BEGIN INFORMATION SUPPLIED
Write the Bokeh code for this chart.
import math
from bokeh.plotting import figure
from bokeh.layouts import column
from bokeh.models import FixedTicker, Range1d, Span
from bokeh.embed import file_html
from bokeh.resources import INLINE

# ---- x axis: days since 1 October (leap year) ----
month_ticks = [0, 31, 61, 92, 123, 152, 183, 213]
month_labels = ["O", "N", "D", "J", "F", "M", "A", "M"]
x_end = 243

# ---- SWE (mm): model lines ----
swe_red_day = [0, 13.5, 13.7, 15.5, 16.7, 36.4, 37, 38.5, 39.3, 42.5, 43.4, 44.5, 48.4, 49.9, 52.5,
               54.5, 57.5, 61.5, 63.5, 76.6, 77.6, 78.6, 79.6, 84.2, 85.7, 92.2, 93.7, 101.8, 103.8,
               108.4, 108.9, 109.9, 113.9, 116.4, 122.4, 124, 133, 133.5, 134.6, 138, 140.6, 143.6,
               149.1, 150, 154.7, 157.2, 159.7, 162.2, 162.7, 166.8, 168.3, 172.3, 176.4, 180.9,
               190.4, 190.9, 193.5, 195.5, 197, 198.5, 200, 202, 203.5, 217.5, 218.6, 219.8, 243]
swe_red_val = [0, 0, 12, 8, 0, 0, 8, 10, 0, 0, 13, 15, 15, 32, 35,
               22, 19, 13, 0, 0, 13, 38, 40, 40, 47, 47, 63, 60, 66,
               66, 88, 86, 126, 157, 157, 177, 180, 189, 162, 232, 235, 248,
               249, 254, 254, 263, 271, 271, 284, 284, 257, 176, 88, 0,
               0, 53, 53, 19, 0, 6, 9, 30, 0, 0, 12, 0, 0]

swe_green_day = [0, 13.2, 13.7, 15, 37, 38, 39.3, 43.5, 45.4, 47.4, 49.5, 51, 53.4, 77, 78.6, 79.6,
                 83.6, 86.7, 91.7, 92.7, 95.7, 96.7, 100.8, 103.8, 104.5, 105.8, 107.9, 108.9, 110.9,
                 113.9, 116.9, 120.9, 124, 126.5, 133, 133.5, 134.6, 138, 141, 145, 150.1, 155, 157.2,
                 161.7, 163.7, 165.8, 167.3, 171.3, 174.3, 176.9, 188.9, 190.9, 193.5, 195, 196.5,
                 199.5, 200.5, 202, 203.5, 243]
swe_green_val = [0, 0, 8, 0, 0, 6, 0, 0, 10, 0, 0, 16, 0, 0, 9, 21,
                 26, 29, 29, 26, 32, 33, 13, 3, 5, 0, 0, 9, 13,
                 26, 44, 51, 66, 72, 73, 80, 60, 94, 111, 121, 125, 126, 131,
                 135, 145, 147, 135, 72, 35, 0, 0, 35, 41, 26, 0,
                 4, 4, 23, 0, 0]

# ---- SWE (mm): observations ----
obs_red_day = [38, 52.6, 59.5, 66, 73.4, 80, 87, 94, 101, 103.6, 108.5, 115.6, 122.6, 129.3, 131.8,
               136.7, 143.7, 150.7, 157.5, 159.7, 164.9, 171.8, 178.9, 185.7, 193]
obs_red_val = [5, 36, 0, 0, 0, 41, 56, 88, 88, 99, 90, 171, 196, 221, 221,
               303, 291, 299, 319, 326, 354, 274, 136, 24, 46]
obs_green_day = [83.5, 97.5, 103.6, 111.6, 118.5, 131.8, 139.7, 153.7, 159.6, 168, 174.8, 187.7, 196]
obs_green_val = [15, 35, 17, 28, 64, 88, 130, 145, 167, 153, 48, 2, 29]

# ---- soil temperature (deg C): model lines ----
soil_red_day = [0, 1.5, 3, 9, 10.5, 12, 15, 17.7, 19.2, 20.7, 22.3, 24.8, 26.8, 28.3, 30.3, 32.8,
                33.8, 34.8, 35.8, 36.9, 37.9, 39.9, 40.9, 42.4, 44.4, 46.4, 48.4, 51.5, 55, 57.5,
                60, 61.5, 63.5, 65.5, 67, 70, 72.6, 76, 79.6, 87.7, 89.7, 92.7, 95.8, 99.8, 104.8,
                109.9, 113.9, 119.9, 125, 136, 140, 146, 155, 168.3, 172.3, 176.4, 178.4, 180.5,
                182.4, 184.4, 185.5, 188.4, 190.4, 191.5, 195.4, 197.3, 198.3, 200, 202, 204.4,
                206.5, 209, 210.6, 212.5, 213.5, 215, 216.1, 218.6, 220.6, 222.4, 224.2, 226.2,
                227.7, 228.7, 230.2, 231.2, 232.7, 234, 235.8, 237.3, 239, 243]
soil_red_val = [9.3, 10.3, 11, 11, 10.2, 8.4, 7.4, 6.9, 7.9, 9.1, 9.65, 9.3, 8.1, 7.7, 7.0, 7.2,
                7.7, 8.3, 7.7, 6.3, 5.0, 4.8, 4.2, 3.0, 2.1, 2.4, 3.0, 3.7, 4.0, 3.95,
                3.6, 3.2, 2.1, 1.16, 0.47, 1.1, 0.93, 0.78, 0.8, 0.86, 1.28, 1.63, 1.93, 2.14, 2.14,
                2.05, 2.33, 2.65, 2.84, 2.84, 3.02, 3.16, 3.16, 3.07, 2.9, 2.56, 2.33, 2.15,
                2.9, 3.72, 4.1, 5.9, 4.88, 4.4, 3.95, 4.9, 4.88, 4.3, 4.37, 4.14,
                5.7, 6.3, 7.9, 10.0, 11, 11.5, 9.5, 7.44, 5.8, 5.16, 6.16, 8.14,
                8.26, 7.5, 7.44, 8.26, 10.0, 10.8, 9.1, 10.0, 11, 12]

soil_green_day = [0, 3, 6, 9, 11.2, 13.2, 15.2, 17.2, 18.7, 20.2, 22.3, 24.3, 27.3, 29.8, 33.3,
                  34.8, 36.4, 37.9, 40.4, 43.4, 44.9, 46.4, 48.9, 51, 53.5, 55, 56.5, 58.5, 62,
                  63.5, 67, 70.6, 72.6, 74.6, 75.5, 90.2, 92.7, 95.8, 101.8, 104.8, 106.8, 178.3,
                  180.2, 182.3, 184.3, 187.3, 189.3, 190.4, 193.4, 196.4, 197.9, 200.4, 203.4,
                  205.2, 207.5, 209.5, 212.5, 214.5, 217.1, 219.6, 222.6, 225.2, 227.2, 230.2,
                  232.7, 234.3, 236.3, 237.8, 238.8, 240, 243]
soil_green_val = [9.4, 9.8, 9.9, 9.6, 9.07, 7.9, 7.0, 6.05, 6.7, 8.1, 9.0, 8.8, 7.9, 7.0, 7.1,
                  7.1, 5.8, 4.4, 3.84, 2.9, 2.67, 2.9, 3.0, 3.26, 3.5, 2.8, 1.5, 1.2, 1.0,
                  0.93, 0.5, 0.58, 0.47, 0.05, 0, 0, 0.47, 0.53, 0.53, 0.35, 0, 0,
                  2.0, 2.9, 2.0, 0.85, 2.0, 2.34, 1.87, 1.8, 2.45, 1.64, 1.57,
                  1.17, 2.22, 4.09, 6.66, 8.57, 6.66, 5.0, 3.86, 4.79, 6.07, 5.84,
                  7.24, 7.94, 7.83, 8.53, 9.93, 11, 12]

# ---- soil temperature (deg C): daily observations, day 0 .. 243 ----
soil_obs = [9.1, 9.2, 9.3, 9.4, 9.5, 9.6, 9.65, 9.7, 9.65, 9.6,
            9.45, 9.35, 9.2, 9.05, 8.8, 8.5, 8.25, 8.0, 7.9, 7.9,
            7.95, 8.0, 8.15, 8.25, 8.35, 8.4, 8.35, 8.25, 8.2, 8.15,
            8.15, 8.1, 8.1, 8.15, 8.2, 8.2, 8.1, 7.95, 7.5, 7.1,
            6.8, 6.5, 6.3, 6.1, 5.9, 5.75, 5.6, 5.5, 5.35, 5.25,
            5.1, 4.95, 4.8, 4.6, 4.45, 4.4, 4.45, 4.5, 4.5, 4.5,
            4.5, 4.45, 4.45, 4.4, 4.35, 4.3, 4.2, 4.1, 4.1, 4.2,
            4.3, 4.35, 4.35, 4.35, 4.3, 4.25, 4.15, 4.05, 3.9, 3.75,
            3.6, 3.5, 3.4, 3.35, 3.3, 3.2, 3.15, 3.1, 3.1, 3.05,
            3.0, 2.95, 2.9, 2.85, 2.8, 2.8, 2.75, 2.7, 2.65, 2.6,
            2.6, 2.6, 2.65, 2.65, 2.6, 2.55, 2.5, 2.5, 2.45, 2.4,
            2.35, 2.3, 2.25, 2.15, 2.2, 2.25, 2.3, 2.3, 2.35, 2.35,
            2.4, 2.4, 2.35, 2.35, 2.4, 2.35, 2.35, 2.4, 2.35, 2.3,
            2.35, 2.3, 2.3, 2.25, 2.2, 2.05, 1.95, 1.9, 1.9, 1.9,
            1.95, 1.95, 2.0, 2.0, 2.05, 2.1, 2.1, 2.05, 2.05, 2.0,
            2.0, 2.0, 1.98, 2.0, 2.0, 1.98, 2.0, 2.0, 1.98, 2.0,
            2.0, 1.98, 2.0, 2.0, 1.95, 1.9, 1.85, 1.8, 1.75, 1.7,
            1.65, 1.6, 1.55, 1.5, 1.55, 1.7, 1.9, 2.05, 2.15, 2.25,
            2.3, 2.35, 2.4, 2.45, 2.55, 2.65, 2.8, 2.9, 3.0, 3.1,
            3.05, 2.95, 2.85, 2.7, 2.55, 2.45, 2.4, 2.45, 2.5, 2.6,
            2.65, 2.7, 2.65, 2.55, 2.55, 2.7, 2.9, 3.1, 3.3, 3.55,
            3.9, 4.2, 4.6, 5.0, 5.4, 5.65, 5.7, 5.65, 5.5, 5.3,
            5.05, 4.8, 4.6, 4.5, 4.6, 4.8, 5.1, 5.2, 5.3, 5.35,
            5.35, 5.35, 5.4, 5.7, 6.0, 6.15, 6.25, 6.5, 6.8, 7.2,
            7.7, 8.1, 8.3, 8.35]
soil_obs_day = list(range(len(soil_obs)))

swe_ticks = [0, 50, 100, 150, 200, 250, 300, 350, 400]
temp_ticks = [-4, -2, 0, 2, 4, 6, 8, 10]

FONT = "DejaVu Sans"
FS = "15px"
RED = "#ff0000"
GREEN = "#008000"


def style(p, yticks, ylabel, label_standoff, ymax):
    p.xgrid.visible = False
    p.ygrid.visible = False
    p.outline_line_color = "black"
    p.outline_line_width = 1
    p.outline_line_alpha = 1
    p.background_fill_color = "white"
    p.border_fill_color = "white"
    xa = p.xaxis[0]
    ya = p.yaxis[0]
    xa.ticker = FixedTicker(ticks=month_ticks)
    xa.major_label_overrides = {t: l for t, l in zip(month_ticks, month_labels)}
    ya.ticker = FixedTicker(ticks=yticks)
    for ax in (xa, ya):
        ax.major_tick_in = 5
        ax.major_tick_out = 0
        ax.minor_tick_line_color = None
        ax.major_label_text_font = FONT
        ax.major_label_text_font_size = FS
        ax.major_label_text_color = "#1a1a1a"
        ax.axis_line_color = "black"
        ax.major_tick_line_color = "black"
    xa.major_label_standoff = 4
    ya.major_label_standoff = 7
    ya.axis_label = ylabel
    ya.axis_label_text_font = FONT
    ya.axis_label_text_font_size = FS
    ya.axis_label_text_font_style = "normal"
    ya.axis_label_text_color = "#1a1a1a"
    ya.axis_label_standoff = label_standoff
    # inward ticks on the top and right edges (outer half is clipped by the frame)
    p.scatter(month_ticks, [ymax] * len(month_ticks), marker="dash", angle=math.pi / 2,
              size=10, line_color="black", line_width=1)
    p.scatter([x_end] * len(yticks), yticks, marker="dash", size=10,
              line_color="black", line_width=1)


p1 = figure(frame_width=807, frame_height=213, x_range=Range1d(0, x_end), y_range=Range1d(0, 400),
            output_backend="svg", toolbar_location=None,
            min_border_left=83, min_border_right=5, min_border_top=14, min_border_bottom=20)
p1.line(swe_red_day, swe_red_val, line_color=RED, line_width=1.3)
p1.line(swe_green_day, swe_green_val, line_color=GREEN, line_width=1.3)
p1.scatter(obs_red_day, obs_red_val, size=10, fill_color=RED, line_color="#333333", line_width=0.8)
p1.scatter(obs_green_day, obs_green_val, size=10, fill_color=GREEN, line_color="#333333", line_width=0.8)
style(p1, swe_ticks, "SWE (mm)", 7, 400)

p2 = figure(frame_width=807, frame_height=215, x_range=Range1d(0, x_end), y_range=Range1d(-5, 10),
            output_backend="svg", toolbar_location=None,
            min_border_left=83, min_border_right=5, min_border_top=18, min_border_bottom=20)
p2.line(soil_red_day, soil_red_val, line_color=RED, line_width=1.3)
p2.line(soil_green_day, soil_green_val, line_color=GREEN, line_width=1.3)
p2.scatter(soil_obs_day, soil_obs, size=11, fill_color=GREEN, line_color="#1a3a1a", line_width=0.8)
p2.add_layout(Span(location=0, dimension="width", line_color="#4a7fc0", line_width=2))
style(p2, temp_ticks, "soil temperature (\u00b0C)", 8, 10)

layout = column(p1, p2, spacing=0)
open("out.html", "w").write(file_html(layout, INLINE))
END INFORMATION SUPPLIED
SHORT EXERCISE
Print, please, the lines from the first line of the material through the line that contains "0, 12, 0, 0]", exactly as written and with nothing added.

ANSWER TO THIS PROBLEM
Write the Bokeh code for this chart.
import math
from bokeh.plotting import figure
from bokeh.layouts import column
from bokeh.models import FixedTicker, Range1d, Span
from bokeh.embed import file_html
from bokeh.resources import INLINE

# ---- x axis: days since 1 October (leap year) ----
month_ticks = [0, 31, 61, 92, 123, 152, 183, 213]
month_labels = ["O", "N", "D", "J", "F", "M", "A", "M"]
x_end = 243

# ---- SWE (mm): model lines ----
swe_red_day = [0, 13.5, 13.7, 15.5, 16.7, 36.4, 37, 38.5, 39.3, 42.5, 43.4, 44.5, 48.4, 49.9, 52.5,
               54.5, 57.5, 61.5, 63.5, 76.6, 77.6, 78.6, 79.6, 84.2, 85.7, 92.2, 93.7, 101.8, 103.8,
               108.4, 108.9, 109.9, 113.9, 116.4, 122.4, 124, 133, 133.5, 134.6, 138, 140.6, 143.6,
               149.1, 150, 154.7, 157.2, 159.7, 162.2, 162.7, 166.8, 168.3, 172.3, 176.4, 180.9,
               190.4, 190.9, 193.5, 195.5, 197, 198.5, 200, 202, 203.5, 217.5, 218.6, 219.8, 243]
swe_red_val = [0, 0, 12, 8, 0, 0, 8, 10, 0, 0, 13, 15, 15, 32, 35,
               22, 19, 13, 0, 0, 13, 38, 40, 40, 47, 47, 63, 60, 66,
               66, 88, 86, 126, 157, 157, 177, 180, 189, 162, 232, 235, 248,
               249, 254, 254, 263, 271, 271, 284, 284, 257, 176, 88, 0,
               0, 53, 53, 19, 0, 6, 9, 30, 0, 0, 12, 0, 0]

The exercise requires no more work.